EDIT: Here is a cleaned-up and corrected version of this answer, based on Pierre-Yves' suggestion (thanks!). His answer above contains a much more complete version.
If $\sum_{i=1}^n a_{i} f_i \otimes g_i$ is not the zero element of $L^p(X) \otimes L^p(Y)$, we may assume without loss of generality that the $f_i$ are linearly independent. We can also assume that $a_1 \ne 0$ and $g_1 \ne 0$.

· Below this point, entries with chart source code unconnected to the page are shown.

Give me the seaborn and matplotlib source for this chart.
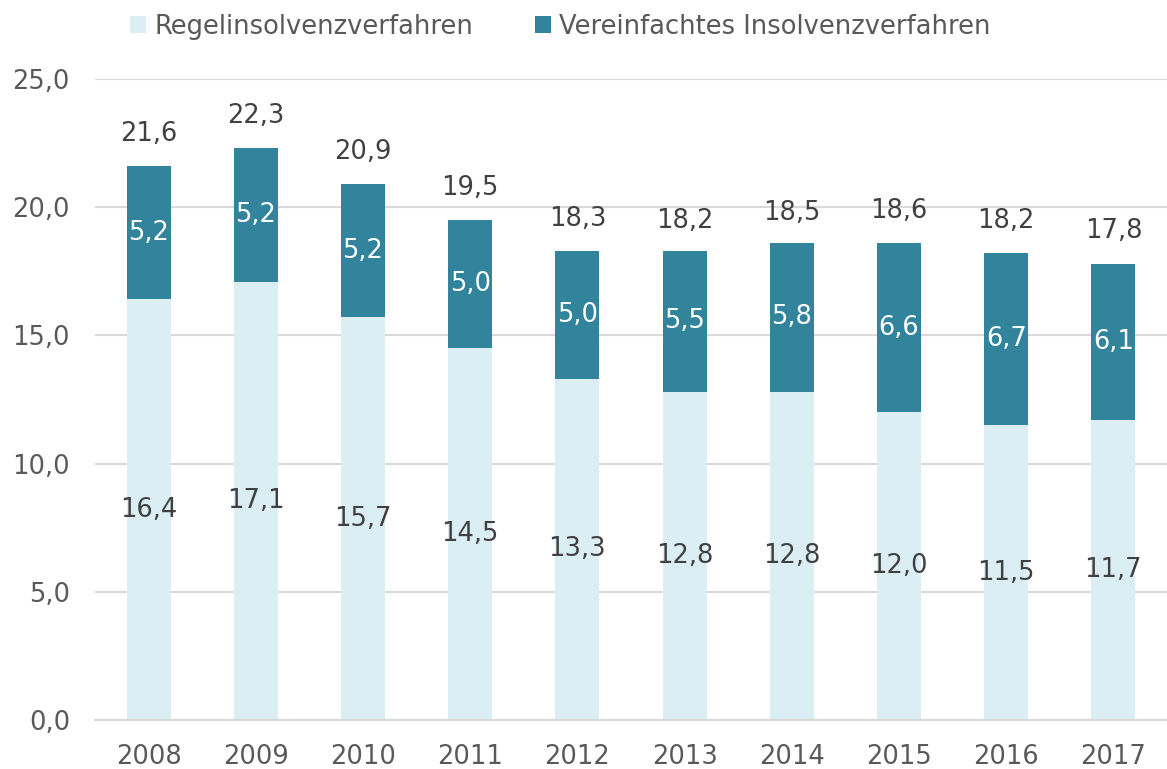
import matplotlib
matplotlib.use("Agg")
import matplotlib.pyplot as plt
import seaborn as sns
import pandas as pd
import numpy as np

years = ["2008", "2009", "2010", "2011", "2012", "2013", "2014", "2015", "2016", "2017"]
regel = [16.4, 17.1, 15.7, 14.5, 13.3, 12.8, 12.8, 12.0, 11.5, 11.7]
vereinfacht = [5.2, 5.2, 5.2, 5.0, 5.0, 5.5, 5.8, 6.6, 6.7, 6.1]
totals = [21.6, 22.3, 20.9, 19.5, 18.3, 18.2, 18.5, 18.6, 18.2, 17.8]
yticks = [0, 5, 10, 15, 20, 25]

light = "#DAEEF3"
dark = "#31849B"

sns.set_theme(style="white", font="DejaVu Sans")
plt.rcParams['font.family'] = ['DejaVu Sans']
plt.rcParams['font.sans-serif'] = ['DejaVu Sans']

df = pd.DataFrame({"year": years, "regel": regel, "ver": vereinfacht, "total": totals})

fig = plt.figure(figsize=(11.67, 7.69), dpi=100)
ax = fig.add_axes([0.0814, 0.0637, 0.9186, 0.8336])

sns.barplot(data=df, x="year", y="regel", color=light, width=0.41, ax=ax,
            saturation=1, label="Regelinsolvenzverfahren", zorder=2, linewidth=0)
sns.barplot(data=df, x="year", y="ver", color=dark, width=0.41, ax=ax,
            saturation=1, bottom=df["regel"].values, label="Vereinfachtes Insolvenzverfahren",
            zorder=2, linewidth=0)

FS = 18.5
fmt = lambda v: f"{v:.1f}".replace(".", ",")
for i in range(len(years)):
    ax.text(i, regel[i] / 2, fmt(regel[i]), ha="center", va="center", fontsize=FS,
            color="#404040", family="DejaVu Sans")
    ax.text(i, regel[i] + vereinfacht[i] / 2, fmt(vereinfacht[i]), ha="center", va="center",
            fontsize=FS, color="white", family="DejaVu Sans")
    ax.text(i, totals[i] + 0.75, fmt(totals[i]), ha="center", va="bottom", fontsize=FS,
            color="#404040", family="DejaVu Sans")

ax.set_ylim(0, 25)
ax.set_xlim(-0.5, len(years) - 0.5)
ax.set_yticks(yticks)
ax.set_yticklabels([fmt(v) for v in yticks], family="DejaVu Sans")
ax.set_xticks(range(len(years)))
ax.set_xticklabels(years, family="DejaVu Sans")
ax.yaxis.grid(True, color="#D9D9D9", linewidth=1.5, zorder=0)
ax.set_axisbelow(True)
for s in ["top", "right", "left"]:
    ax.spines[s].set_visible(False)
ax.spines["bottom"].set_color("#D9D9D9")
ax.spines["bottom"].set_linewidth(1.5)
ax.tick_params(axis="both", labelsize=FS, colors="#595959", length=0)
ax.tick_params(axis="x", pad=17)
ax.tick_params(axis="y", pad=18)
ax.set_xlabel("")
ax.set_ylabel("")

handles, labels = ax.get_legend_handles_labels()
if ax.get_legend():
    ax.get_legend().remove()
fig.legend(handles, labels, loc="upper center", bbox_to_anchor=(0.48, 1.012), ncol=2,
           frameon=False, prop={"family": "DejaVu Sans", "size": FS}, labelcolor="#595959",
           handlelength=0.65, handleheight=0.65, handletextpad=0.3, columnspacing=2.4)

fig.savefig("out.png", dpi=100)
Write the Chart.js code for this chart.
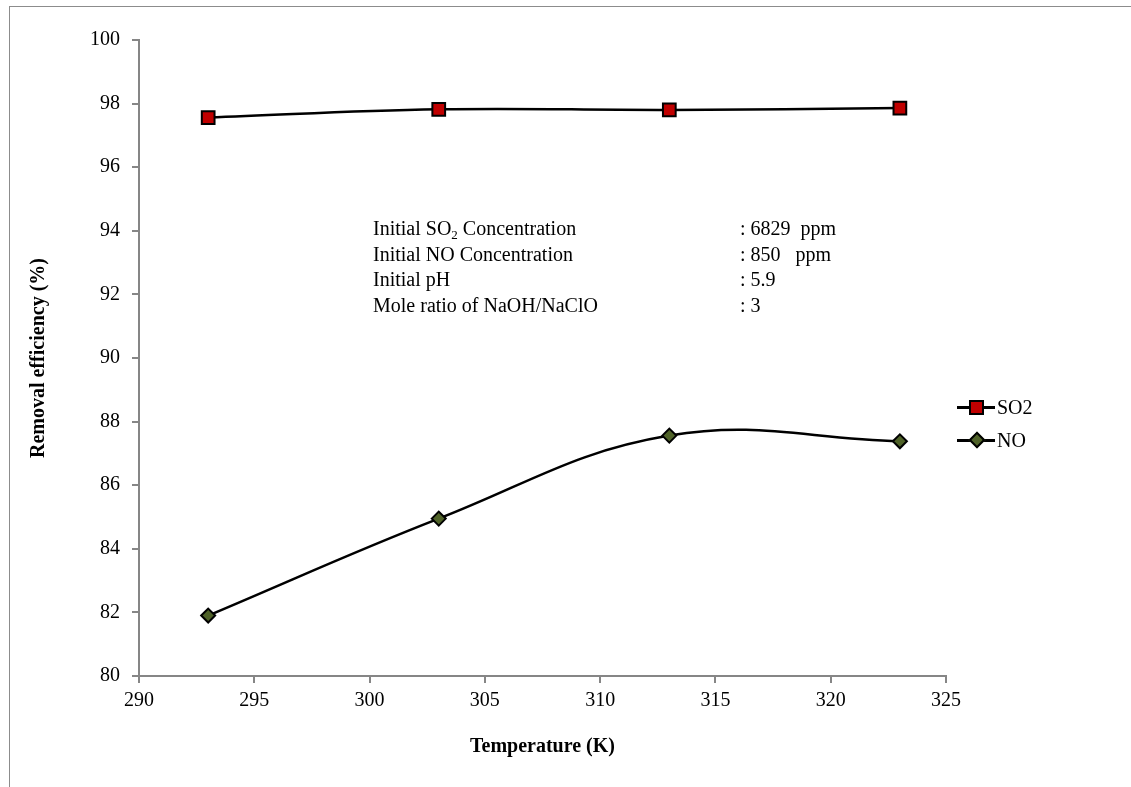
<!DOCTYPE html>
<html>
<head>
<meta charset="utf-8">
<script src="https://cdn.jsdelivr.net/npm/chart.js@4.4.1/dist/chart.umd.min.js"></script>
<style>
    html, body { margin: 0; padding: 0; background: #fff; }
    #wrap { position: relative; width: 1131px; height: 787px; overflow: hidden; }
    #frame { position: absolute; left: 9px; top: 6px; width: 1200px; height: 900px; border: 1px solid #8c8c8c; box-sizing: border-box; }
    #chart { position: absolute; left: 0; top: 0; }
    .note { position: absolute; font-family: "Liberation Serif", "Times New Roman", serif; font-size: 20px; color: #000; white-space: pre; line-height: 25.5px; }
    .note sub { font-size: 13px; vertical-align: -4px; line-height: 0; }
    .legend { position: absolute; left: 957px; font-family: "Liberation Serif", "Times New Roman", serif; font-size: 20px; color: #000; height: 24px; }
    .legend .ln { position: absolute; left: 0; top: 11px; width: 38px; height: 2.5px; background: #000; }
    .legend .sq { position: absolute; left: 12px; top: 5px; width: 11px; height: 11px; background: #c00000; border: 2px solid #000; }
    .legend .dm { position: absolute; left: 14px; top: 6px; width: 8px; height: 8px; background: #4f6228; border: 2px solid #000; transform: rotate(45deg); }
    .legend .tx { position: absolute; left: 40px; top: 0; line-height: 24px; }
</style>
</head>
<body>
<div id="wrap">
    <div id="frame"></div>
    <canvas id="chart" width="1131" height="787"></canvas>
    <div class="note" style="left:373px; top:216px;">Initial SO<sub>2</sub> Concentration
Initial NO Concentration
Initial pH
Mole ratio of NaOH/NaClO</div>
    <div class="note" style="left:740px; top:216px;">: 6829  ppm
: 850   ppm
: 5.9
: 3</div>
    <div class="legend" style="top:395px;"><div class="ln"></div><div class="sq"></div><div class="tx">SO2</div></div>
    <div class="legend" style="top:428px;"><div class="ln"></div><div class="dm"></div><div class="tx">NO</div></div>
</div>
<script>
const temperatures = [293, 303, 313, 323];
const so2Removal = [97.56, 97.82, 97.80, 97.86];
const noRemoval = [81.90, 84.95, 87.56, 87.38];
const xTicks = [290, 295, 300, 305, 310, 315, 320, 325];
const yTicks = [80, 82, 84, 86, 88, 90, 92, 94, 96, 98, 100];

const serif = "'Liberation Serif', 'Times New Roman', serif";
const axisGray = "#868686";

function toPoints(xs, ys) {
    return xs.map((x, i) => ({ x: x, y: ys[i] }));
}

const ctx = document.getElementById("chart").getContext("2d");

new Chart(ctx, {
    type: "line",
    data: {
        datasets: [
            {
                label: "SO2",
                data: toPoints(temperatures, so2Removal),
                borderColor: "#000",
                borderWidth: 2.5,
                tension: 0.4,
                pointStyle: "rect",
                pointRadius: 9,
                pointBackgroundColor: "#c00000",
                pointBorderColor: "#000",
                pointBorderWidth: 2
            },
            {
                label: "NO",
                data: toPoints(temperatures, noRemoval),
                borderColor: "#000",
                borderWidth: 2.5,
                tension: 0.4,
                pointStyle: "rectRot",
                pointRadius: 7,
                pointBackgroundColor: "#4f6228",
                pointBorderColor: "#000",
                pointBorderWidth: 2
            }
        ]
    },
    options: {
        responsive: false,
        animation: false,
        layout: { padding: { left: 0, top: 40, right: 185, bottom: 0 } },
        plugins: {
            legend: { display: false },
            tooltip: { enabled: false }
        },
        scales: {
            x: {
                type: "linear",
                min: 290,
                max: 325,
                afterBuildTicks: s => { s.ticks = xTicks.map(v => ({ value: v })); },
                afterFit: s => { s.height = 111; },
                border: { color: axisGray, width: 2 },
                grid: { drawOnChartArea: false, color: axisGray, tickLength: 7, lineWidth: 2 },
                ticks: { color: "#000", font: { family: serif, size: 20 }, padding: 6, maxRotation: 0 },
                title: {
                    display: true,
                    text: "Temperature (K)",
                    color: "#000",
                    font: { family: serif, size: 20, weight: "bold" },
                    padding: { bottom: 28 }
                }
            },
            y: {
                min: 80,
                max: 100,
                afterBuildTicks: s => { s.ticks = yTicks.map(v => ({ value: v })); },
                afterFit: s => { s.width = 139; },
                border: { color: axisGray, width: 2 },
                grid: { drawOnChartArea: false, color: axisGray, tickLength: 7, lineWidth: 2 },
                ticks: { color: "#000", font: { family: serif, size: 20 }, padding: 12 },
                title: {
                    display: true,
                    text: "Removal efficiency (%)",
                    color: "#000",
                    font: { family: serif, size: 20, weight: "bold" },
                    padding: { top: 27 }
                }
            }
        }
    }
});
</script>
</body>
</html>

Suppose that the corresponding function $F(x,y) = \sum_{i=1}^n a_{i} f_i(x) g_i(y) = 0$ a.e. Since $g_1 \ne 0$, there is a measurable $B \subset Y$ of positive finite measure such that $\int_B g_1 \ne 0$ (the integral is finite by Hölder). Then by Fubini's theorem, for a.e. $x$ we have $$ 0 = \int_{B} F(x,y)dy = \sum_{i=1}^n a_i \left(\int_{B} g_i\right) f_i(x). $$ This contradicts the assumed linear independence of the $f_i$.